#### Work to be completed:
Copy out all lines that carry the word "this".

#### Given material:
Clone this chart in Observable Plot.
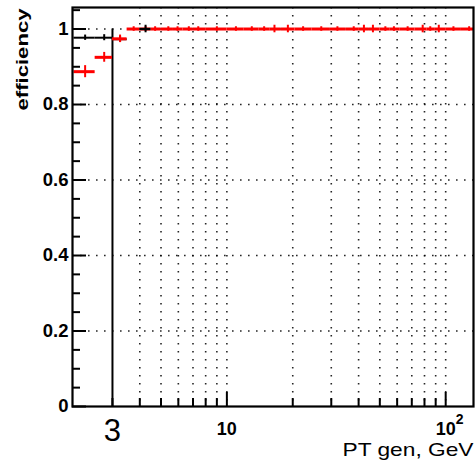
<!DOCTYPE html>
<html><head><meta charset="utf-8">
<script src="https://cdn.jsdelivr.net/npm/d3@7"></script>
<script src="https://cdn.jsdelivr.net/npm/@observablehq/plot@0.6"></script>
<style>body{margin:0;background:#fff} svg{display:block}</style>
</head><body><div id="chart"></div>
<script>
// Red series (bin centre, bin edges, efficiency, vertical error)
const redPt  = [2.25, 2.75, 3.25, 3.75, 4.25, 4.7, 5.4, 5.95, 6.7, 7.4, 9, 11, 13, 14.8, 16.5, 19, 22.3, 27, 32, 38, 42.3, 46.5, 53, 58, 67, 78.5, 85, 93, 108.5, 128];
const redLo  = [2, 2.5, 3, 3.5, 4, 4.5, 5, 5.7, 6.3, 7, 8, 10, 12, 14, 15.7, 17.7, 20.5, 24.5, 29.5, 35, 40, 44.5, 50, 55.5, 62, 72.5, 82, 89, 100, 118];
const redHi  = [2.5, 3, 3.5, 4, 4.5, 5, 5.7, 6.3, 7, 8, 10, 12, 14, 15.7, 17.7, 20.5, 24.5, 29.5, 35, 40, 44.5, 50, 55.5, 62, 72.5, 82, 89, 100, 118, 134];
const redEff = [0.887, 0.925, 0.974, 1, 1, 1, 1, 1, 1, 1, 1, 1, 1, 1, 1, 1, 1, 1, 1, 1, 1, 1, 1, 1, 1, 1, 1, 1, 1, 1];
const redErr = [0.016, 0.013, 0.01, 0.006, 0.006, 0.006, 0.006, 0.006, 0.006, 0.006, 0.006, 0.006, 0.006, 0.006, 0.01, 0.01, 0.006, 0.006, 0.006, 0.006, 0.01, 0.01, 0.006, 0.006, 0.006, 0.01, 0.006, 0.01, 0.006, 0.006];

// Black series
const blackPt  = [2.25, 2.75, 3.25, 4.25];
const blackLo  = [2, 2.5, 3, 4];
const blackHi  = [2.5, 3, 3.5, 4.5];
const blackEff = [0.977, 0.977, 0.973, 1.0];
const blackErr = [0.007, 0.008, 0.008, 0.01];

// Axes
const yMajor = [0, 0.2, 0.4, 0.6, 0.8, 1];
const yTickLabels = ["0", "0.2", "0.4", "0.6", "0.8", "1"];
const yMinor = [0.05, 0.1, 0.15, 0.25, 0.3, 0.35, 0.45, 0.5, 0.55, 0.65, 0.7, 0.75, 0.85, 0.9, 0.95, 1.05];
const yGrid = [0.2, 0.4, 0.6, 0.8, 1];
const xGrid = [4, 5, 6, 7, 8, 9, 10, 20, 30, 40, 50, 60, 70, 80, 90, 100];
const xMinor = [3, 4, 5, 6, 7, 8, 9, 20, 30, 40, 50, 60, 70, 80, 90];
const xMajor = [10, 100];
const xTickLabels = ["10", "10"];
const xTickExponents = ["", "2"];
const cutValue = [3];
const cutLabel = ["3"];
const xTitle = "PT gen, GeV";
const yTitle = "efficiency";

const red = redPt.map((x, i) => ({x, lo: redLo[i], hi: redHi[i], eff: redEff[i], err: redErr[i]}));
const black = blackPt.map((x, i) => ({x, lo: blackLo[i], hi: blackHi[i], eff: blackEff[i], err: blackErr[i]}));
const blackLow = black.slice(0, 3);
const blackHigh = black.slice(3);

const font = "'Liberation Sans', Arial, Helvetica, sans-serif";
const dot = {stroke: "#000", strokeOpacity: 0.85, strokeWidth: 1.6, strokeDasharray: "1.6,6.4"};

const errMarks = (data, color, w) => [
  Plot.ruleY(data, {y: "eff", x1: "lo", x2: "hi", stroke: color, strokeWidth: w}),
  Plot.ruleX(data, {x: "x", y1: d => d.eff - d.err, y2: d => d.eff + d.err, stroke: color, strokeWidth: 2})
];

const chart = Plot.plot({
  width: 476,
  height: 467,
  marginLeft: 72,
  marginRight: 3,
  marginTop: 7,
  marginBottom: 61,
  style: {fontFamily: font, background: "#fff", color: "#000"},
  x: {type: "log", domain: [1.97, 134]},
  y: {domain: [0, 1.057]},
  marks: [
    Plot.gridY(yGrid, dot),
    Plot.gridX(xGrid, dot),
    Plot.ruleX(cutValue, {x: d => d, y1: 0, y2: 1, stroke: "#000", strokeWidth: 2}),
    ...errMarks(blackLow, "#000", 2),
    ...errMarks(red, "#ff0000", 3),
    ...errMarks(blackHigh, "#000", 2.4),
    Plot.frame({stroke: "#000", strokeWidth: 2.2}),
    Plot.axisY(yMinor, {anchor: "left", tickSize: 8, dx: 8, tickFormat: () => "", label: null, strokeWidth: 2}),
    Plot.axisY(yMajor, {anchor: "left", tickSize: 14, dx: 14, tickFormat: () => "", label: null, strokeWidth: 2}),
    Plot.axisX(xMinor, {anchor: "bottom", tickSize: 8, dy: -8, tickFormat: () => "", label: null, strokeWidth: 2}),
    Plot.axisX(xMajor, {anchor: "bottom", tickSize: 14, dy: -14, tickFormat: () => "", label: null, strokeWidth: 2}),
    Plot.text(yMajor, {y: d => d, text: (d, i) => yTickLabels[i], frameAnchor: "left", textAnchor: "end", dx: -4, fontSize: 18.5, fontWeight: "bold", fill: "#000"}),
    Plot.text(xMajor, {x: d => d, text: (d, i) => xTickLabels[i], frameAnchor: "bottom", lineAnchor: "middle", dy: 23, dx: (0), fontSize: 18, fontWeight: "bold", fill: "#000"}),
    Plot.text(xMajor, {x: d => d, text: (d, i) => xTickExponents[i], frameAnchor: "bottom", lineAnchor: "middle", textAnchor: "start", dx: 10, dy: 13, fontSize: 14, fontWeight: "bold", fill: "#000"}),
    Plot.text(cutValue, {x: d => d, text: (d, i) => cutLabel[i], frameAnchor: "bottom", lineAnchor: "middle", dy: 25, fontSize: 31, fill: "#000"}),
    Plot.text([xTitle], {text: d => d, frameAnchor: "bottom-right", textAnchor: "end", lineAnchor: "middle", dy: 43, fontSize: 19, fill: "#000"}),
    Plot.text([yTitle], {text: d => d, frameAnchor: "top-left", rotate: -90, textAnchor: "end", lineAnchor: "middle", dx: -50, dy: 1, fontSize: 17, fontWeight: "bold", fill: "#000"})
  ]
});

d3.select(chart).selectAll("text").each(function() {
  const t = d3.select(this);
  if (t.text() === yTitle) t.attr("textLength", 102).attr("lengthAdjust", "spacingAndGlyphs");
  if (t.text() === xTitle) t.attr("textLength", 131).attr("lengthAdjust", "spacingAndGlyphs");
});

document.getElementById("chart").appendChild(chart);
</script>
</body></html>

#### Result of the task:
Clone this chart in Observable Plot.
  const t = d3.select(this);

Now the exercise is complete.